YOUR INSTRUCTIONS
Transcribe everything in the data word for word. Pictures are left out.

DATASET CONTENT
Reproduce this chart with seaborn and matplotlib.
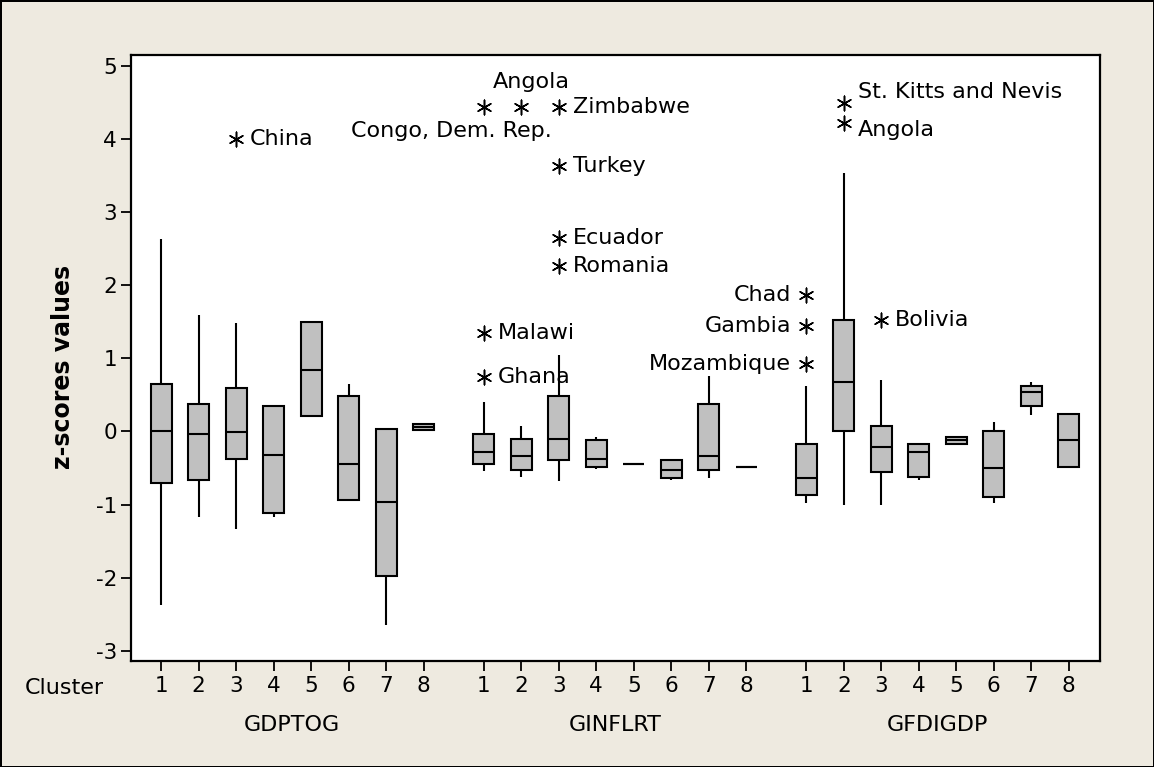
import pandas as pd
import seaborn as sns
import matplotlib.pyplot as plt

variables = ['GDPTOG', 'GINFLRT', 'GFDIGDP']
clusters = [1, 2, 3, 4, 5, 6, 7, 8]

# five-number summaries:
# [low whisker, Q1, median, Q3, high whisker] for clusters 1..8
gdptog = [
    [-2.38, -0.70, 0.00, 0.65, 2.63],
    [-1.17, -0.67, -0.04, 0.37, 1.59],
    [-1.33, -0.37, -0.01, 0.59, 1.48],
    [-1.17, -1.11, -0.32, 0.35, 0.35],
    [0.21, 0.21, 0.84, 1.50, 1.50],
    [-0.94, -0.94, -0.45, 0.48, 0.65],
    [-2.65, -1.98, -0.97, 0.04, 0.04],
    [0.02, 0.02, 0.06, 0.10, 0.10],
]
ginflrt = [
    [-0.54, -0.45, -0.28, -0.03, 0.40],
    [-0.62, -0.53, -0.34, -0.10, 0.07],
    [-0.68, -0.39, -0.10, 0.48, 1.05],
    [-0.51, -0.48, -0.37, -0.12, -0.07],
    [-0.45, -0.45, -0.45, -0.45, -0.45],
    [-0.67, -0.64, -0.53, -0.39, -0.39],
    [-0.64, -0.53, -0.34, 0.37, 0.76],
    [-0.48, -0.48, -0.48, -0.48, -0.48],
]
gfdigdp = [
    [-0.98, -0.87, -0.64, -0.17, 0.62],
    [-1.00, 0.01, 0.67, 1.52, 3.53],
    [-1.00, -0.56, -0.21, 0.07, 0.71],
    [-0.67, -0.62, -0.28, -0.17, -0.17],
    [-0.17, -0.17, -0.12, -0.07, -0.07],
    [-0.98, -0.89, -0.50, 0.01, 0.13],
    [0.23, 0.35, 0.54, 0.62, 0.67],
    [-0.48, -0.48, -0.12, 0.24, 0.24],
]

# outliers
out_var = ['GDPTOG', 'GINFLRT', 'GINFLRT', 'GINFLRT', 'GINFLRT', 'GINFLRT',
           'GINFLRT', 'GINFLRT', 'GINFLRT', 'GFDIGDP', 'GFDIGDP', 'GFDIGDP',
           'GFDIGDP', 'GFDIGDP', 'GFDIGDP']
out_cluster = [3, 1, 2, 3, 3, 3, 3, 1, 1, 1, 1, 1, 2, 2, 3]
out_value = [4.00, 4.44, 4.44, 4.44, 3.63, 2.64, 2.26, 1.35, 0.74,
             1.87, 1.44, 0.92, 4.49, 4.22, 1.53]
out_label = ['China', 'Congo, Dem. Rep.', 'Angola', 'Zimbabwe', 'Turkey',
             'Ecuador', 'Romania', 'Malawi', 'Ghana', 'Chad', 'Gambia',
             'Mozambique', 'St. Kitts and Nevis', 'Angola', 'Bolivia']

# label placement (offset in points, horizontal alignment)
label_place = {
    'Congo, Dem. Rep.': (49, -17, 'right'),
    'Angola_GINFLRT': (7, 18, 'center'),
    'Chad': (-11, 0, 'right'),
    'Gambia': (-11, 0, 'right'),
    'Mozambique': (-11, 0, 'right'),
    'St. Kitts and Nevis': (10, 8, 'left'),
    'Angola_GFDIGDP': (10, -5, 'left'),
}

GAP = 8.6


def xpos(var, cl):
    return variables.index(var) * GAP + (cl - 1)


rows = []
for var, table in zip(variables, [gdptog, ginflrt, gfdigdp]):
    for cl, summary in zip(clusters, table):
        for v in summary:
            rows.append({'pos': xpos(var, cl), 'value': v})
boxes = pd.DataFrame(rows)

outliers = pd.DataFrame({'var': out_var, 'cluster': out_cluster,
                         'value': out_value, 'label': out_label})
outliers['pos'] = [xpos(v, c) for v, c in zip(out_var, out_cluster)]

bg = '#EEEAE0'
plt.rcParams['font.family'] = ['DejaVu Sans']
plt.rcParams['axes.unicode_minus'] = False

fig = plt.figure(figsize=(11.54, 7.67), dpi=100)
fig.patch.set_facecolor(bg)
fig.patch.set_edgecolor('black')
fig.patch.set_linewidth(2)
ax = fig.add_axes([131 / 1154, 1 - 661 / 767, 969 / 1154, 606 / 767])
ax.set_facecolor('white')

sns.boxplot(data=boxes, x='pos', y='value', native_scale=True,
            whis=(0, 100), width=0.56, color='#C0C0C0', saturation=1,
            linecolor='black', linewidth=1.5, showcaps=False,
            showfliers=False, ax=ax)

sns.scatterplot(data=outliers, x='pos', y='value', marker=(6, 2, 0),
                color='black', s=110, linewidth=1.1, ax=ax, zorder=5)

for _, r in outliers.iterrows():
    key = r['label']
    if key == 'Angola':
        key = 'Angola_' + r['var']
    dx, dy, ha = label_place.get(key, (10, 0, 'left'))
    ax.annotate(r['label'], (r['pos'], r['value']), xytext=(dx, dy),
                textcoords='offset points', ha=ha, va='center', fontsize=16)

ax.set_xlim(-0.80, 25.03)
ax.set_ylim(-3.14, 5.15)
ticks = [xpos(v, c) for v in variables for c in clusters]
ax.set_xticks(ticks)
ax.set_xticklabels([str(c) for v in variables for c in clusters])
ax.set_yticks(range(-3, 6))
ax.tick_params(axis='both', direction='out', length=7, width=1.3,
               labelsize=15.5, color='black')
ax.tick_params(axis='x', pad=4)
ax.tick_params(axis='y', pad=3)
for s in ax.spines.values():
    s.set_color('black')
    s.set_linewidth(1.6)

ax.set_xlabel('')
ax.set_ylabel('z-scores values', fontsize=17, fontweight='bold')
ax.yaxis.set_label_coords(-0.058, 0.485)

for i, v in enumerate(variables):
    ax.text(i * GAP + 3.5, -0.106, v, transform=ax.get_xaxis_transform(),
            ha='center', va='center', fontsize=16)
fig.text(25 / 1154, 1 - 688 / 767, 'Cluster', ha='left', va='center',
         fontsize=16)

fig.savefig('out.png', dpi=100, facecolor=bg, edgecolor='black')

SOLUTION FOR THIS PROBLEM
Reproduce this chart with seaborn and matplotlib.
import pandas as pd
import seaborn as sns
import matplotlib.pyplot as plt

variables = ['GDPTOG', 'GINFLRT', 'GFDIGDP']
clusters = [1, 2, 3, 4, 5, 6, 7, 8]

# five-number summaries:
# [low whisker, Q1, median, Q3, high whisker] for clusters 1..8
gdptog = [
    [-2.38, -0.70, 0.00, 0.65, 2.63],
    [-1.17, -0.67, -0.04, 0.37, 1.59],
    [-1.33, -0.37, -0.01, 0.59, 1.48],
    [-1.17, -1.11, -0.32, 0.35, 0.35],
    [0.21, 0.21, 0.84, 1.50, 1.50],
    [-0.94, -0.94, -0.45, 0.48, 0.65],
    [-2.65, -1.98, -0.97, 0.04, 0.04],
    [0.02, 0.02, 0.06, 0.10, 0.10],
]
ginflrt = [
    [-0.54, -0.45, -0.28, -0.03, 0.40],
    [-0.62, -0.53, -0.34, -0.10, 0.07],
    [-0.68, -0.39, -0.10, 0.48, 1.05],
    [-0.51, -0.48, -0.37, -0.12, -0.07],
    [-0.45, -0.45, -0.45, -0.45, -0.45],
    [-0.67, -0.64, -0.53, -0.39, -0.39],
    [-0.64, -0.53, -0.34, 0.37, 0.76],
    [-0.48, -0.48, -0.48, -0.48, -0.48],
]
gfdigdp = [
    [-0.98, -0.87, -0.64, -0.17, 0.62],
    [-1.00, 0.01, 0.67, 1.52, 3.53],
    [-1.00, -0.56, -0.21, 0.07, 0.71],
    [-0.67, -0.62, -0.28, -0.17, -0.17],
    [-0.17, -0.17, -0.12, -0.07, -0.07],
    [-0.98, -0.89, -0.50, 0.01, 0.13],
    [0.23, 0.35, 0.54, 0.62, 0.67],
    [-0.48, -0.48, -0.12, 0.24, 0.24],
]

# outliers
out_var = ['GDPTOG', 'GINFLRT', 'GINFLRT', 'GINFLRT', 'GINFLRT', 'GINFLRT',
           'GINFLRT', 'GINFLRT', 'GINFLRT', 'GFDIGDP', 'GFDIGDP', 'GFDIGDP',
           'GFDIGDP', 'GFDIGDP', 'GFDIGDP']
out_cluster = [3, 1, 2, 3, 3, 3, 3, 1, 1, 1, 1, 1, 2, 2, 3]
out_value = [4.00, 4.44, 4.44, 4.44, 3.63, 2.64, 2.26, 1.35, 0.74,
             1.87, 1.44, 0.92, 4.49, 4.22, 1.53]
out_label = ['China', 'Congo, Dem. Rep.', 'Angola', 'Zimbabwe', 'Turkey',
             'Ecuador', 'Romania', 'Malawi', 'Ghana', 'Chad', 'Gambia',
             'Mozambique', 'St. Kitts and Nevis', 'Angola', 'Bolivia']

# label placement (offset in points, horizontal alignment)
label_place = {
    'Congo, Dem. Rep.': (49, -17, 'right'),
    'Angola_GINFLRT': (7, 18, 'center'),
    'Chad': (-11, 0, 'right'),
    'Gambia': (-11, 0, 'right'),
    'Mozambique': (-11, 0, 'right'),
    'St. Kitts and Nevis': (10, 8, 'left'),
    'Angola_GFDIGDP': (10, -5, 'left'),
}

GAP = 8.6


def xpos(var, cl):
    return variables.index(var) * GAP + (cl - 1)


rows = []
for var, table in zip(variables, [gdptog, ginflrt, gfdigdp]):
    for cl, summary in zip(clusters, table):
        for v in summary:
            rows.append({'pos': xpos(var, cl), 'value': v})
boxes = pd.DataFrame(rows)

outliers = pd.DataFrame({'var': out_var, 'cluster': out_cluster,
                         'value': out_value, 'label': out_label})
outliers['pos'] = [xpos(v, c) for v, c in zip(out_var, out_cluster)]

bg = '#EEEAE0'
plt.rcParams['font.family'] = ['DejaVu Sans']
plt.rcParams['axes.unicode_minus'] = False

fig = plt.figure(figsize=(11.54, 7.67), dpi=100)
fig.patch.set_facecolor(bg)
fig.patch.set_edgecolor('black')
fig.patch.set_linewidth(2)
ax = fig.add_axes([131 / 1154, 1 - 661 / 767, 969 / 1154, 606 / 767])
ax.set_facecolor('white')

sns.boxplot(data=boxes, x='pos', y='value', native_scale=True,
            whis=(0, 100), width=0.56, color='#C0C0C0', saturation=1,
            linecolor='black', linewidth=1.5, showcaps=False,
            showfliers=False, ax=ax)

sns.scatterplot(data=outliers, x='pos', y='value', marker=(6, 2, 0),
                color='black', s=110, linewidth=1.1, ax=ax, zorder=5)

for _, r in outliers.iterrows():
    key = r['label']
    if key == 'Angola':
        key = 'Angola_' + r['var']
    dx, dy, ha = label_place.get(key, (10, 0, 'left'))
    ax.annotate(r['label'], (r['pos'], r['value']), xytext=(dx, dy),
                textcoords='offset points', ha=ha, va='center', fontsize=16)

ax.set_xlim(-0.80, 25.03)
ax.set_ylim(-3.14, 5.15)
ticks = [xpos(v, c) for v in variables for c in clusters]
ax.set_xticks(ticks)
ax.set_xticklabels([str(c) for v in variables for c in clusters])
ax.set_yticks(range(-3, 6))
ax.tick_params(axis='both', direction='out', length=7, width=1.3,
               labelsize=15.5, color='black')
ax.tick_params(axis='x', pad=4)
ax.tick_params(axis='y', pad=3)
for s in ax.spines.values():
    s.set_color('black')
    s.set_linewidth(1.6)

ax.set_xlabel('')
ax.set_ylabel('z-scores values', fontsize=17, fontweight='bold')
ax.yaxis.set_label_coords(-0.058, 0.485)

for i, v in enumerate(variables):
    ax.text(i * GAP + 3.5, -0.106, v, transform=ax.get_xaxis_transform(),
            ha='center', va='center', fontsize=16)
fig.text(25 / 1154, 1 - 688 / 767, 'Cluster', ha='left', va='center',
         fontsize=16)

fig.savefig('out.png', dpi=100, facecolor=bg, edgecolor='black')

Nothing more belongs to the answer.